ということで、堅苦しい日本楽理のお作法へのおつきあいは年に一度、準備期間を含めて一週間くらいで十分でしょう。
近代的な音楽研究には西洋でも日本でも既に100年の蓄積があって、基本部分や古典については今から画期的に新しいことが見つかることはなさそうだし、地球規模で諸文化諸民族の音楽のカタログを作る作業も、グローバル化で孤立独立したものがどんどん消滅しているのだから、あらかた調べたと考えてよさそうだし、20世紀の(しばしば再生産技術を利用する)サウンドがアートから大衆娯楽まで広がったことに着目する「聴覚文化論」(言葉はニュートラルだが音盤などの再生産サウンドへと関心が偏っているのが問題だと思うけれど)などに範囲を広げるのでなければ、あとは、既にわかっていることを語りついだり、世間に向けて紹介したり、という、いわば「再話」の技法を磨くくらいしか、やることはないのかもしれませんね。
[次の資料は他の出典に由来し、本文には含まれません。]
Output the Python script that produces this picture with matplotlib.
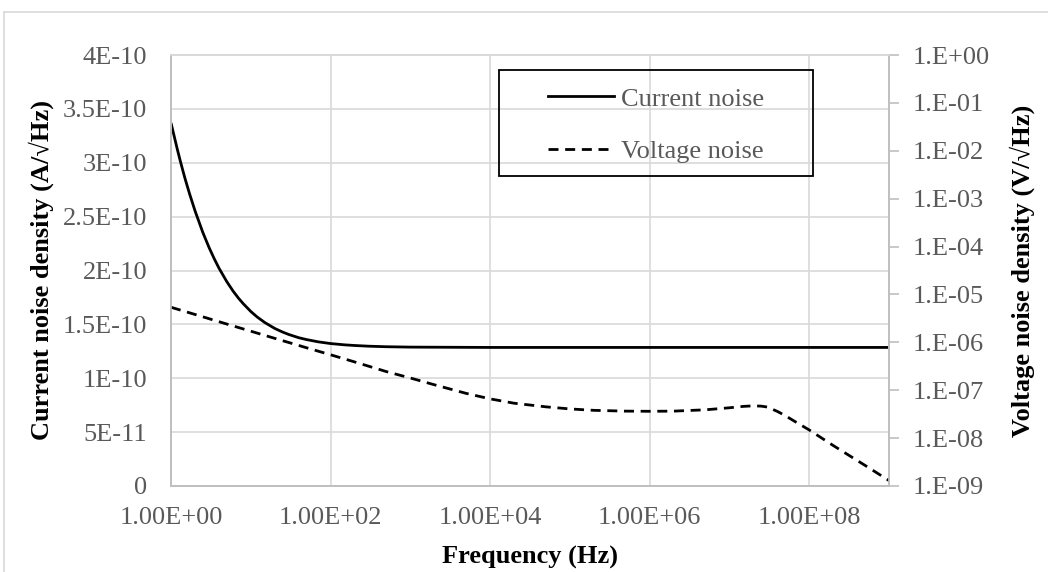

2000年代に入って、日本の近代化のなかで生まれた音楽の数々を再評価する動きで多少の盛り上がりがあったけれど(大栗裕もそこにいちおう入るかと思いますが)、これらはなんといっても20世紀の現象で、もはや、「芸術」成分だけを取り出して扱うのは難しいから、結局、日本楽理があまり得意ではなく、どうやらお好きでもないらしいサウンドや大衆娯楽の問題を視野に収める方向に舵を切らないとしょうがない。
今はまだ昔からのやり方を踏襲して守り抜こうとする反動的な人たちが意地を張っているけれど、落城は時間の問題ではないか、という気がします。古典とその周囲の事柄を「再話」風に繰り返す、というのは、どこまで洗練したとしても、それだけではジリ貧で、いずれは誰も見向きしなくなるでしょうし。
(洋楽の実践=演奏が存続する限りにおいては、その補助学として、古典作品に関する事柄を上手に語る技術に存在価値は残るでしょうが。)